> **LISTED ENTRIES**
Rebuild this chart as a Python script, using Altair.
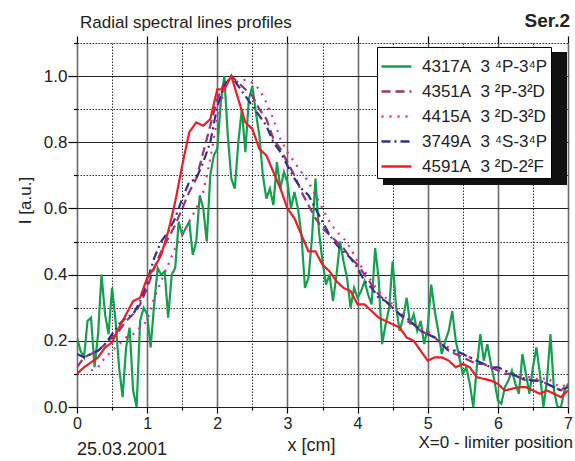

==

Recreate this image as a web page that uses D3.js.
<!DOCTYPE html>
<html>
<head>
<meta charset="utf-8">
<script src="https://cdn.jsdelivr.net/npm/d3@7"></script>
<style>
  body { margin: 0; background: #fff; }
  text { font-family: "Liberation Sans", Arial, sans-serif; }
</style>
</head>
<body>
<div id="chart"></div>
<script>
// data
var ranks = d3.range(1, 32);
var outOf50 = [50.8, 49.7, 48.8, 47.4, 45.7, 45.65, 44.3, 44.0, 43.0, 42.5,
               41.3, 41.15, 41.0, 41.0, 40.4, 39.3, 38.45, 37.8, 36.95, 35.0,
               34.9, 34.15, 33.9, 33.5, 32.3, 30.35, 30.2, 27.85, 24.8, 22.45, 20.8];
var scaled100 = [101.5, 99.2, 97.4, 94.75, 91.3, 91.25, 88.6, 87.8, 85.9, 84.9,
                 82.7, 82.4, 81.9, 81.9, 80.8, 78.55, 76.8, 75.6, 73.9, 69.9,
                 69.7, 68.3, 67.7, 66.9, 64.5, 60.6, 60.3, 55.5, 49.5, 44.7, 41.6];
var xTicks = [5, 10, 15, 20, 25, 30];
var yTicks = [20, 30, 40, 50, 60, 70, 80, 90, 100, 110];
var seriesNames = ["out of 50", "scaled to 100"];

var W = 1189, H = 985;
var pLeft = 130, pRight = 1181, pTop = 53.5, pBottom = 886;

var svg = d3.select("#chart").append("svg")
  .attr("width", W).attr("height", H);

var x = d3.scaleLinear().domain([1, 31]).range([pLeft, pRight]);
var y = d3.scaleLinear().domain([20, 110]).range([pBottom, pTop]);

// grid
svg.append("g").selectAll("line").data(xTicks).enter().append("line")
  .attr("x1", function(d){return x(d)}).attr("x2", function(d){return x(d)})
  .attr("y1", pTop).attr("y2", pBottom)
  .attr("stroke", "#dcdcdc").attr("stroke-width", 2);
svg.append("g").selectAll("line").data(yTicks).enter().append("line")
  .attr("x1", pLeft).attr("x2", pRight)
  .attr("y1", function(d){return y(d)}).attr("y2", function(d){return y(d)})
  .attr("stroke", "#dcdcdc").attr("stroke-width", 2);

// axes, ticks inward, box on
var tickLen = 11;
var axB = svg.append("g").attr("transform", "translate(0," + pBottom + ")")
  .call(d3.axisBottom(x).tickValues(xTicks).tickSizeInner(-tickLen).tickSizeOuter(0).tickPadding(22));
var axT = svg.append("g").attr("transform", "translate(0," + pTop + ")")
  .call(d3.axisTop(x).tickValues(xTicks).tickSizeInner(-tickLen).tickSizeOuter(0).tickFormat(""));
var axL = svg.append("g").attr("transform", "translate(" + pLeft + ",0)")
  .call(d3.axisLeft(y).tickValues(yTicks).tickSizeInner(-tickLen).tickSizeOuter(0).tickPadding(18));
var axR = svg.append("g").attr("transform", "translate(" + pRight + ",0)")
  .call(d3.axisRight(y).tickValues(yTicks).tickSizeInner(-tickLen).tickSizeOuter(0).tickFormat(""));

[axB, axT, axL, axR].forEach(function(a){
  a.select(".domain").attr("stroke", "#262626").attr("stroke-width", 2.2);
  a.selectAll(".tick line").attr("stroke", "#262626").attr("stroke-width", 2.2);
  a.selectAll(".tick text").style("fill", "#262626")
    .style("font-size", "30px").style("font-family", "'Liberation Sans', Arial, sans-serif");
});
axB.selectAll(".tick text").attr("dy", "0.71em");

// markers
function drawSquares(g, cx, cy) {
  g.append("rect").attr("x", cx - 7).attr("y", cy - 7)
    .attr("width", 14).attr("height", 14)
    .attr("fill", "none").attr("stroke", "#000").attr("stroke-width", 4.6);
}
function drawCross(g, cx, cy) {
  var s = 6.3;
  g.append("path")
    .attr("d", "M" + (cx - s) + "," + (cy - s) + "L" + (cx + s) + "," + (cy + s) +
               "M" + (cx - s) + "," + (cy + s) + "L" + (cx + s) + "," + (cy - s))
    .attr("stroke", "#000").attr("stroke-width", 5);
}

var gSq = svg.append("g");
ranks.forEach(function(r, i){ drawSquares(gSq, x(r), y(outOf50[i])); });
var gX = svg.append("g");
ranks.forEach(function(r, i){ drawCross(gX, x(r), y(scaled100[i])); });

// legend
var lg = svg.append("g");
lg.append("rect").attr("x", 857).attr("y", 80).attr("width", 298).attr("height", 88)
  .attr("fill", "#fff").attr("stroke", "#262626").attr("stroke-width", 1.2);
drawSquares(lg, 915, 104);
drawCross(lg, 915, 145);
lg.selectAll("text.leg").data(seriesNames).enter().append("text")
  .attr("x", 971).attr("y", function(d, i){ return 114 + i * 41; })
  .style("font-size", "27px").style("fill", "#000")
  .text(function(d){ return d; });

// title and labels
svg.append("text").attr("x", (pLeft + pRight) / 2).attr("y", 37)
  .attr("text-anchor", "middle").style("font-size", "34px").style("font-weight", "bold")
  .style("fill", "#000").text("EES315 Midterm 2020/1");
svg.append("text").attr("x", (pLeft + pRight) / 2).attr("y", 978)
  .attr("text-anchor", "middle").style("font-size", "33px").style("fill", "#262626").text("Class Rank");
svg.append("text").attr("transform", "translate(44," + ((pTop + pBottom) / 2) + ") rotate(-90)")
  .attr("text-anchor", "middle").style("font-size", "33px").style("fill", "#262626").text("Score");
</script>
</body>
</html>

* * *

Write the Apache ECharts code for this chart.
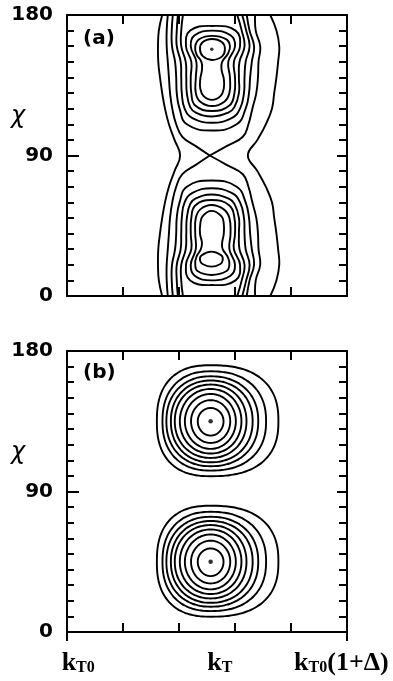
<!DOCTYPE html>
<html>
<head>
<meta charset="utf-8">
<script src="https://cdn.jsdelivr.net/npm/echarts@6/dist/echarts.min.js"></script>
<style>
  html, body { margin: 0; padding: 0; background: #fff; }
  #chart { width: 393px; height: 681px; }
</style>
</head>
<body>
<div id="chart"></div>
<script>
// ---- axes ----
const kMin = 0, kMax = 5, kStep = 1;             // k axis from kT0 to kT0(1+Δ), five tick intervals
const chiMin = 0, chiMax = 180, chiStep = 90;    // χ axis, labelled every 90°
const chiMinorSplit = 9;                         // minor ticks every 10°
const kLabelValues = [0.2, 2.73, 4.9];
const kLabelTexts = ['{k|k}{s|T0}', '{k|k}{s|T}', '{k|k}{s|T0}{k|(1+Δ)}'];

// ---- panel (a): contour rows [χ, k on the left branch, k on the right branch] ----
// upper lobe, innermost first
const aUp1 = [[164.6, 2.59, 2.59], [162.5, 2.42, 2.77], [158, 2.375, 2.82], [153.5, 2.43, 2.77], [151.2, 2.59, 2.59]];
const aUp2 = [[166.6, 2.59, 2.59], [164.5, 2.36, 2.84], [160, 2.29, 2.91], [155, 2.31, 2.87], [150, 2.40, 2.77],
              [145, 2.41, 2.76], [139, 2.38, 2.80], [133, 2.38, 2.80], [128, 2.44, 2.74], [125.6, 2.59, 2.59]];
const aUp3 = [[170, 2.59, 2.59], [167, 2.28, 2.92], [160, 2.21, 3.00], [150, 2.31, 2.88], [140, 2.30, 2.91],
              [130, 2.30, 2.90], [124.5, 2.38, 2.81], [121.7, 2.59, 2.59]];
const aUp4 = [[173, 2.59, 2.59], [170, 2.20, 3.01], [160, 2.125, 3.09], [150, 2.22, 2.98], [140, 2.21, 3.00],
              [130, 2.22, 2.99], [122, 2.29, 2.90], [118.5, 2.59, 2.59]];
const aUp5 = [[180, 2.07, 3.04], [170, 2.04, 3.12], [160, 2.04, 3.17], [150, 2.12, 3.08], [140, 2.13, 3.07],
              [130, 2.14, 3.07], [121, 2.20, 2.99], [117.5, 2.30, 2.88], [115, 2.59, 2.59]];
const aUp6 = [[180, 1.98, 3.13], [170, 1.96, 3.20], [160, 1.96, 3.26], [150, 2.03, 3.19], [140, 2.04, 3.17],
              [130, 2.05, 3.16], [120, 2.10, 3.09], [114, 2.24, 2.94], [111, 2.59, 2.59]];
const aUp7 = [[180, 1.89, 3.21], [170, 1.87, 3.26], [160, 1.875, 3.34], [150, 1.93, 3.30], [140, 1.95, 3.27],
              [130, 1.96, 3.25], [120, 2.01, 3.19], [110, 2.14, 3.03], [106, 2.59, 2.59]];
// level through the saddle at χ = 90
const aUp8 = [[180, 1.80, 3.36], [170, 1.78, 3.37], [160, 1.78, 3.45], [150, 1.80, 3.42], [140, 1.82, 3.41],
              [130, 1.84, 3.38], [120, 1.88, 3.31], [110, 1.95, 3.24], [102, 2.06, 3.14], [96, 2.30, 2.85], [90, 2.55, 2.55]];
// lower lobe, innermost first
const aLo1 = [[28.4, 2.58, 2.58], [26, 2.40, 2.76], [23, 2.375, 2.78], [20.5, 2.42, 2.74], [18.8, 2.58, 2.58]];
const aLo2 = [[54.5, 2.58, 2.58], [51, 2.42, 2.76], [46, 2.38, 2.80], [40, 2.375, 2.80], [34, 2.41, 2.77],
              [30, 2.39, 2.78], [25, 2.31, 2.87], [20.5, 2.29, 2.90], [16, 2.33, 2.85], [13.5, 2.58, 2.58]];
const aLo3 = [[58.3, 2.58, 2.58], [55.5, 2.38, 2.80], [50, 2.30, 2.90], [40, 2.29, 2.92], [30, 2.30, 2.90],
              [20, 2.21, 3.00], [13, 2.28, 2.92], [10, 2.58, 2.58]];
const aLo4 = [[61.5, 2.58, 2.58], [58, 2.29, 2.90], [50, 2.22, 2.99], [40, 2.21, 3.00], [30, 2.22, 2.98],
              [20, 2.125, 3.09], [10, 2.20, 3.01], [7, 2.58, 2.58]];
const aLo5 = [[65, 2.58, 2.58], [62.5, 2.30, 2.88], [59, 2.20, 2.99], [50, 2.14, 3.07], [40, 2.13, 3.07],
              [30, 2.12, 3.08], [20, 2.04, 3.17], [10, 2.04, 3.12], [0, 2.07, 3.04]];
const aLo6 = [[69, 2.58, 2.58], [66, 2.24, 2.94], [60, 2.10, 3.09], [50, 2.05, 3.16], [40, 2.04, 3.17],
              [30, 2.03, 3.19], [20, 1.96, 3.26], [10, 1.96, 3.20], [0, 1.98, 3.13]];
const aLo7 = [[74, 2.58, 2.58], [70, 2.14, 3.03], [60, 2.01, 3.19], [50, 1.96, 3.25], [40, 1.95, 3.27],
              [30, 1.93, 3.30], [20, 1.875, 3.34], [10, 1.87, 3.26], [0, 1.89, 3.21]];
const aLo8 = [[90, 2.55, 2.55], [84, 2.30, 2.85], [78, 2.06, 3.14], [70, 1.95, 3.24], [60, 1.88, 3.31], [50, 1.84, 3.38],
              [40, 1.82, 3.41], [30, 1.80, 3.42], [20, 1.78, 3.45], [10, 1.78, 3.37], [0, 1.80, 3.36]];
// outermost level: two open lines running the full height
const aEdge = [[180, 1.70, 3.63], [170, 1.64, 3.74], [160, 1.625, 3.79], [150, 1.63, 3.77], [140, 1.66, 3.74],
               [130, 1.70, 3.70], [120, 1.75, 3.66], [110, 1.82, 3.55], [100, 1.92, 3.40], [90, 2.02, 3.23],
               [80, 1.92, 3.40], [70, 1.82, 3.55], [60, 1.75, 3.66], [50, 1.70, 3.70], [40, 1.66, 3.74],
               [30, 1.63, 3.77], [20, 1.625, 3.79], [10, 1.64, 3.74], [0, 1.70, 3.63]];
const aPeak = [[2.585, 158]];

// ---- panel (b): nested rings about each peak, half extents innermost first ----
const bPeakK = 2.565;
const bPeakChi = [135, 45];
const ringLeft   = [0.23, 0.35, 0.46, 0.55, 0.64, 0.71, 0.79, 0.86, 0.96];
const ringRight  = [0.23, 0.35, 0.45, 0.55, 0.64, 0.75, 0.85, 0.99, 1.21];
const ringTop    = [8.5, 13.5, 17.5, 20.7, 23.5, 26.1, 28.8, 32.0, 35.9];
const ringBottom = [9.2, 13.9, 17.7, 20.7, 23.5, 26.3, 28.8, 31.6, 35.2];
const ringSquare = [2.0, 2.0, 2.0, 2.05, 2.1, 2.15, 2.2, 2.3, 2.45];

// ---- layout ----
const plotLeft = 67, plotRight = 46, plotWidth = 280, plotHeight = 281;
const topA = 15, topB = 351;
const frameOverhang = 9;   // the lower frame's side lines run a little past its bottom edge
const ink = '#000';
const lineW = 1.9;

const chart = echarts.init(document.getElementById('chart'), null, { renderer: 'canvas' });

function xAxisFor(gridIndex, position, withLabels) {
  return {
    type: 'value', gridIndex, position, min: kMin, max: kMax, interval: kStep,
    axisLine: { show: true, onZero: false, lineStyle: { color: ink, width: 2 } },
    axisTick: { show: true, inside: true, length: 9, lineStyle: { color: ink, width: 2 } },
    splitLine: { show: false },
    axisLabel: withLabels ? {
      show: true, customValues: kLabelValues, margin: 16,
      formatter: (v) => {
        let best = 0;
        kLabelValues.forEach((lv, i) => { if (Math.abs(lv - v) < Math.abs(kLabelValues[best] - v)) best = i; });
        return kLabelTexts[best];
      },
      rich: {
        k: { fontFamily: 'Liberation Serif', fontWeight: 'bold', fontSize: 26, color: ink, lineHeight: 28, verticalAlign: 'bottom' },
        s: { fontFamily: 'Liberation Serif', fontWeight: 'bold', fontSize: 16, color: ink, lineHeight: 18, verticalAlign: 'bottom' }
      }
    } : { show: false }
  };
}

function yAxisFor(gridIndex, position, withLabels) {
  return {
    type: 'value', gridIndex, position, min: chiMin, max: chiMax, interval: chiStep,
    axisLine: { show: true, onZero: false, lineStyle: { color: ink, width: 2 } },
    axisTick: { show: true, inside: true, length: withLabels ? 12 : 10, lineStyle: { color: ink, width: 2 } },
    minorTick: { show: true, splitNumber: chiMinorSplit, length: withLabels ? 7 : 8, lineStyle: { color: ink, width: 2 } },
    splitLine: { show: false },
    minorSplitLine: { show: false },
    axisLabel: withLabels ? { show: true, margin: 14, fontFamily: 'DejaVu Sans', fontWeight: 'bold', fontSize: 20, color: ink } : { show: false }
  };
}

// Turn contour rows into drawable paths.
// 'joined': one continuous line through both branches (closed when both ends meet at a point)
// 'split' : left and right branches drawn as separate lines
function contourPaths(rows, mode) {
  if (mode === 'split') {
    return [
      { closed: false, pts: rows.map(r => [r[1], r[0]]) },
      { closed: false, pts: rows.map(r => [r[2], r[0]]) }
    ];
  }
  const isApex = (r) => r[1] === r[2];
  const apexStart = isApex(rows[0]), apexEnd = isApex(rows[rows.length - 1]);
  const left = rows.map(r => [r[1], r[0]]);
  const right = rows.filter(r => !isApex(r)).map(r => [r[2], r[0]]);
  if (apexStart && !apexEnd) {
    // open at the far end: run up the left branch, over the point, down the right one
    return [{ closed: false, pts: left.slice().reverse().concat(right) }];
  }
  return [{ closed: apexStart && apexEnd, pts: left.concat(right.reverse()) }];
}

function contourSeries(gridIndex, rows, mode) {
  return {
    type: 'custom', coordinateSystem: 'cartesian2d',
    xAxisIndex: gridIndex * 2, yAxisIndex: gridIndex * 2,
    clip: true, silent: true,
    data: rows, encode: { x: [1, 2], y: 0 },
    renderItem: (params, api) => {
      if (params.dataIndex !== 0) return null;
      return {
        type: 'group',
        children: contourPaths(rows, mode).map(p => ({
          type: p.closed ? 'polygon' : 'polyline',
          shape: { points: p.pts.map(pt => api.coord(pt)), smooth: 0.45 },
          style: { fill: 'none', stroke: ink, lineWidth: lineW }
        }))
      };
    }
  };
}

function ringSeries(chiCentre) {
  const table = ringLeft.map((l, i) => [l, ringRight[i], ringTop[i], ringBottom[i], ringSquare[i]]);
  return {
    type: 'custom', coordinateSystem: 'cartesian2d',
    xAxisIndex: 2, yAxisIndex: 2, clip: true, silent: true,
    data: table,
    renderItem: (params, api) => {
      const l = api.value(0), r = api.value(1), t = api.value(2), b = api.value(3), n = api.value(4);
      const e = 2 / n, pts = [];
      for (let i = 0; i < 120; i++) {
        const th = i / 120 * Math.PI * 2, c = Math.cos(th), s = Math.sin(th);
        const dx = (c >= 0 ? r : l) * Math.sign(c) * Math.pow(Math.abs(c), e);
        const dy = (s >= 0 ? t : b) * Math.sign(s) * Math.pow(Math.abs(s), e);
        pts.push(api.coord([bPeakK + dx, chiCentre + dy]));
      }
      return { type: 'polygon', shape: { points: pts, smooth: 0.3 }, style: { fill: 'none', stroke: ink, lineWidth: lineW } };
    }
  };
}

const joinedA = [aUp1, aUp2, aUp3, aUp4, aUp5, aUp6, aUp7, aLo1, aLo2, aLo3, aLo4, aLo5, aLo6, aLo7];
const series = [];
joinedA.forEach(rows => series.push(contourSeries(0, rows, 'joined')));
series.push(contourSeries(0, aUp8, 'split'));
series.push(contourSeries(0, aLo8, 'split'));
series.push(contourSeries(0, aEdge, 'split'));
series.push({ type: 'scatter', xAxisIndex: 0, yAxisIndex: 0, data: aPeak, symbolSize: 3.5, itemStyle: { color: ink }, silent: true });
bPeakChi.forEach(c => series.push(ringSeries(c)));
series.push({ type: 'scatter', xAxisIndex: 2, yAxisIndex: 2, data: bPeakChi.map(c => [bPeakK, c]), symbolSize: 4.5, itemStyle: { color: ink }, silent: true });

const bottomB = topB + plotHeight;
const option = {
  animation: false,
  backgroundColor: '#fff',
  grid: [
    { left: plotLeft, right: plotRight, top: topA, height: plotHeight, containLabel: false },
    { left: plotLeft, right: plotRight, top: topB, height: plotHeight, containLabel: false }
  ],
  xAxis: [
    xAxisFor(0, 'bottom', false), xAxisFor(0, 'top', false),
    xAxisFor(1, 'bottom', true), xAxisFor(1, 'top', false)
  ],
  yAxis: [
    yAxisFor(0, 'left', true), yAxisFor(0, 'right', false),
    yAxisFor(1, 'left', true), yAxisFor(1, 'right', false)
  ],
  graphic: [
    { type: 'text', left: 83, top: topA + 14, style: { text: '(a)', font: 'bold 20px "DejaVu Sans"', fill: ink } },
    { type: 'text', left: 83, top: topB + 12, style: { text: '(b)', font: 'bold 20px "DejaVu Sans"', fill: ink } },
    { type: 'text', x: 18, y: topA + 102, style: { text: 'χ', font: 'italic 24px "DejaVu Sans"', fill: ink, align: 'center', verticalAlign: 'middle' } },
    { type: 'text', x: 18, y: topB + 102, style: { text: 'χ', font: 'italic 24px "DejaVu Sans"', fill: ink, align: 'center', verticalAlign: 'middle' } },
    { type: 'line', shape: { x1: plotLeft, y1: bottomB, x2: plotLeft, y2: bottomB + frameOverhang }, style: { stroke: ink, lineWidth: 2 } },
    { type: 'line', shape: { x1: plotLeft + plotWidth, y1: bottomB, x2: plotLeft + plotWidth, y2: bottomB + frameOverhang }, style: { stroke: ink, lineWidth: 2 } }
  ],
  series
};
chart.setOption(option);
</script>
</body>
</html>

> **WHAT YOU NEED TO DO**
Count every line in the entries above where the word "script" appears; respond with the number alone.

> **PROBLEM SOLUTION**
7